EU hesitates on total ban on child immigration detention

EU hesitates on total ban on child immigration detention

The primary UN body monitoring child rights urged this week European countries to end the detention of children in the context of migration. EU directives on reception conditions and return procedures allow detention of minors and families with minors as a last resort if other less coercive alternative measures cannot be applied effectively and only for the shortest period of time. “EU law should not allow for child immigration detention, even as a last resort, and the reform of the Common European Asylum System is a timely opportunity to ban this practice,” said Judge Renate Winter, Chair of the UN Committee on the Rights of the Child.

Winter stressed that “the claim that detention is necessary to protect children from going missing, being exploited or ‘absconding’ (when subject to a return procedure) is misguided”.

“Detaining children, whether unaccompanied or on the basis of their or of their parents’ immigration status, is never in the best interests of the child and constitutes a violation of the rights of the child.”

 “There can be no exceptions to this principle,” Winter said. “All EU Member States have ratified the UN Convention on the Rights of the Child, and there should be no provisions in EU law that allow for practices that violate EU Member States’ international obligations.”

“To truly protect children,” Winter said, “the EU and its Member States should redirect resources from detention centres to non-custodial, human-rights-based solutions.”

Asked by The Brussels Times about EU’s position on child immigration detention, a spokesperson for the European Commission replied that “We agree that alternative measures to detention of children should be prioritized. We have always encouraged Member States to do this.”

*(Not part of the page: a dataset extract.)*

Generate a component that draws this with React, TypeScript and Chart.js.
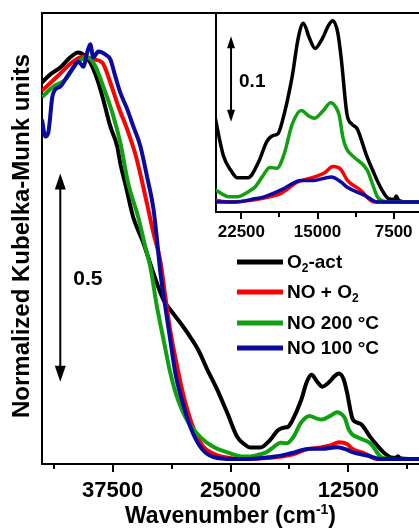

She referred to the directives which state that detention of minors is only allowed as a last resort and after considering the best interests of the child (the Return Directive).

Another EU source told The Brussels Times that sometimes detention of children might be acceptable because of unavoidable circumstances. Often these circumstances are triggered by the parents themselves.

Member States have argued that detaining unaccompanied minors could be in their best interest to protect them against human smuggling, sexual abuse and prostitution.

Another situation is parents with children who have been refused a residency permit in a court. To prevent these families from going into illegal hiding, where they are often exploited, they may be housed in a closed institution.

Eurostat, the EU statistics office, told The Brussels Times that it does not have any statistics on child immigration detention.